For the Wild, only Mikko Koivu is left from the 2008 team that lost to Colorado. Even the 2014 team a few years ago only boasts Koivu, Zach Parise, Ryan Suter, Jared Spurgeon and Jonas Brodin as players that remain.

“There’s players coming and going so often,” Walz said. “You don’t see guys playing in one spot their whole careers anymore. You very rarely see it.”

Recent rivals Ryan Suter and Nathan MacKinnon go head-to-head in a corner battle during Minnesota’s 3-2 win over Colorado on Thursday night at Xcel Energy Center. MacKinnon was limited to a single assist. (MHM Photo / Rick Olson)

But Walz suggests that it’s not so much a rivalry with a certain team as it is a different way of looking at things. The Wild will look at the Avalanche and the specifics of how to beat them, for instance.

“It’s Nathan MacKinnon. ‘How can we try to keep him off the scoreboard to give ourselves a chance to win?’” Walz said.

The Wild didn’t keep MacKinnon off the sheet completely on Thursday  – he had an assist on the first of two Colorado goals from Cale Makar – but the overall goal was accomplished with the Wild win. A little payback for a 4-2 Wild loss in Denver back on Oct. 5.

Mats Zuccarello and Jordan Greenway scored goals 53 seconds apart early in the second period for a 2-0 lead before Makar tied it later in the period. Jason Zucker scored the game-winner about halfway through the third period. Stalock made 27 saves for his second consecutive victory; he’s 5-3-0.

“I think we did everything we could tonight,” Greenway said. “Everyone contributed. Al (Stalock) played great. Everyone did their roles, which led to the win.

With the Wild swimming near the basement on the NHL standings, a playoff meeting between these two might not be on the horizon for a while. Even with a disappointing start to the season for the Wild, momentum can always shift on a dime. Walz remembers that from when the team was staring at three potential elimination games against Colorado back in 2003.

Following the game-four loss, the Wild had a bad practice before leaving for Colorado and “our coaches weren’t happy,” Walz recalled. They had a team dinner/meeting the following night to discuss matters with coach Jacques Lemaire and then-general manager Doug Risebrough, who did 90 percent of the talking, according to Walz. Risebrough talked about his years as a player and winning Stanley Cups with the Montreal Canadiens.

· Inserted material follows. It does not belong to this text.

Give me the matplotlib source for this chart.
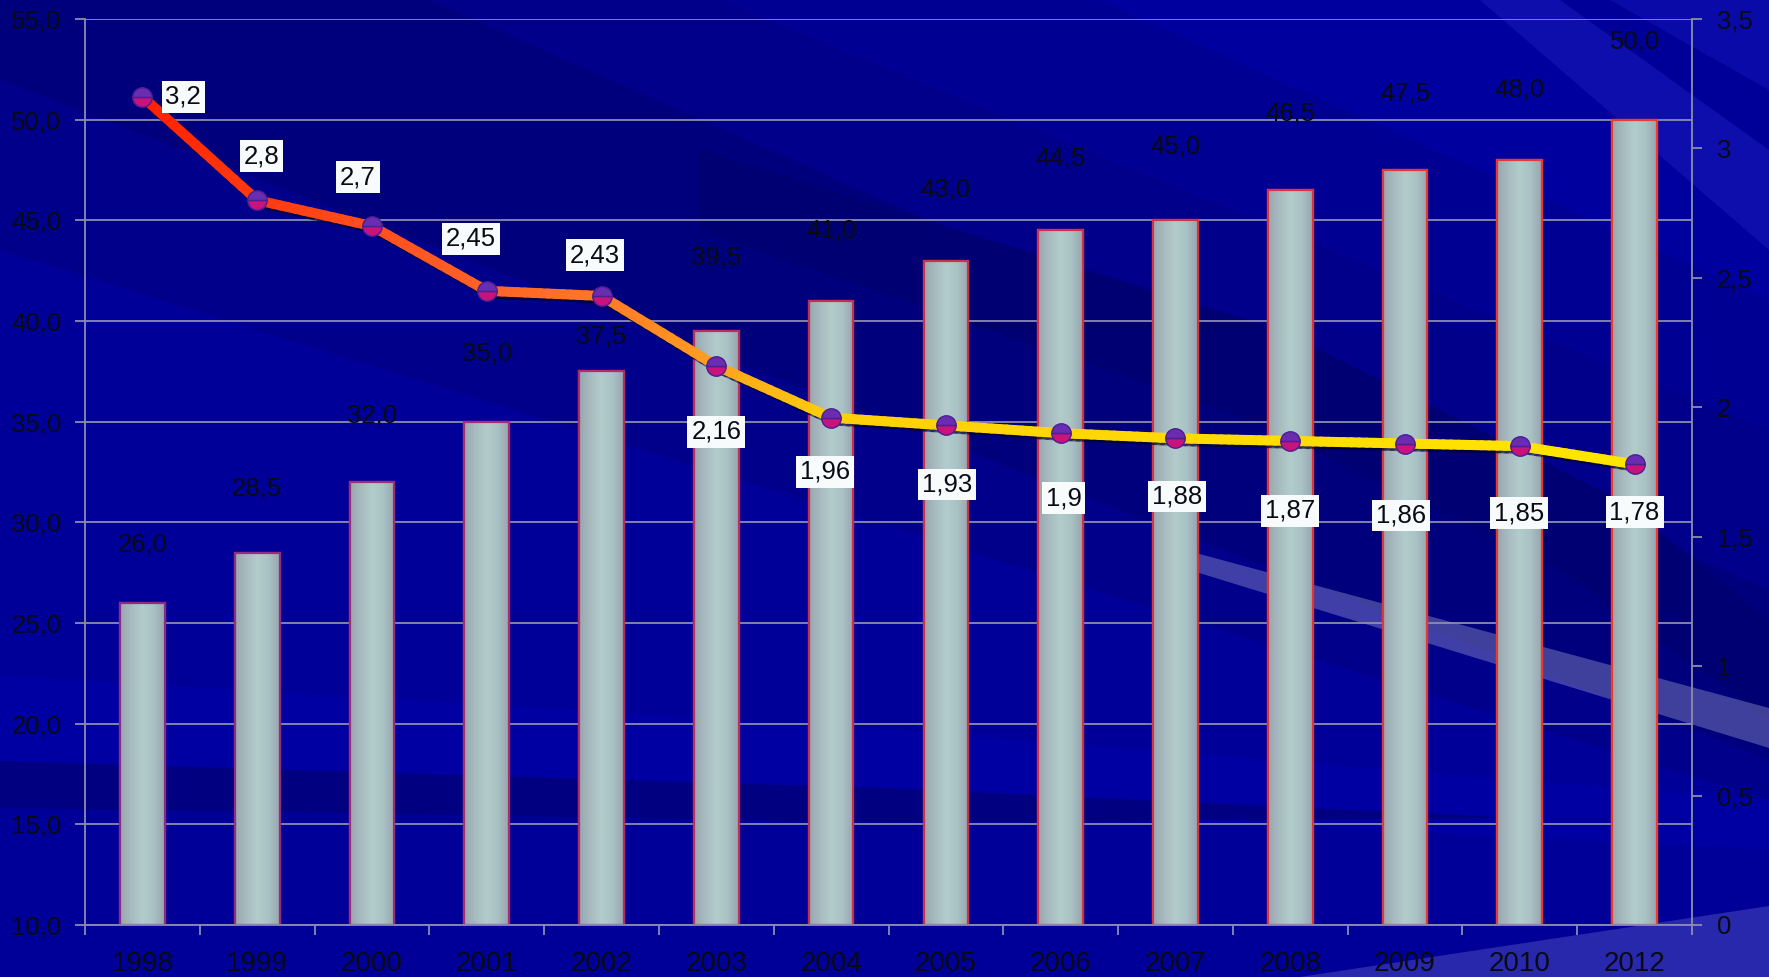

“The one thing that stuck out to me in this conversation, when he spoke for about a half an hour, was how momentum can change a series instantly,” Walz said. “Winning one game can kind of get the ball rolling.

“I remember walking out of the meeting that night in the hotel. Honestly, I’m not just saying this, I really couldn’t wait for the game to start. I wanted to walk over to Pepsi Center that night and play.”

The Wild came back with a trio of 3-2 victories in games five through seven, with the last two coming in overtime on goals from Richard Park and Andrew Brunette.

The Wild haven’t been back to the Conference Finals since 2003.

Perhaps it can serve as motivation for the current Wild team, to inspire the younger generation of kids, like Stalock during that magical run.

“It’s, I think, what a lot of guys in here want to do for the kids watching now,” Stalock said. “They can have the memory and say, ‘I remember when you guys did this.’ So I think that’s our goal.”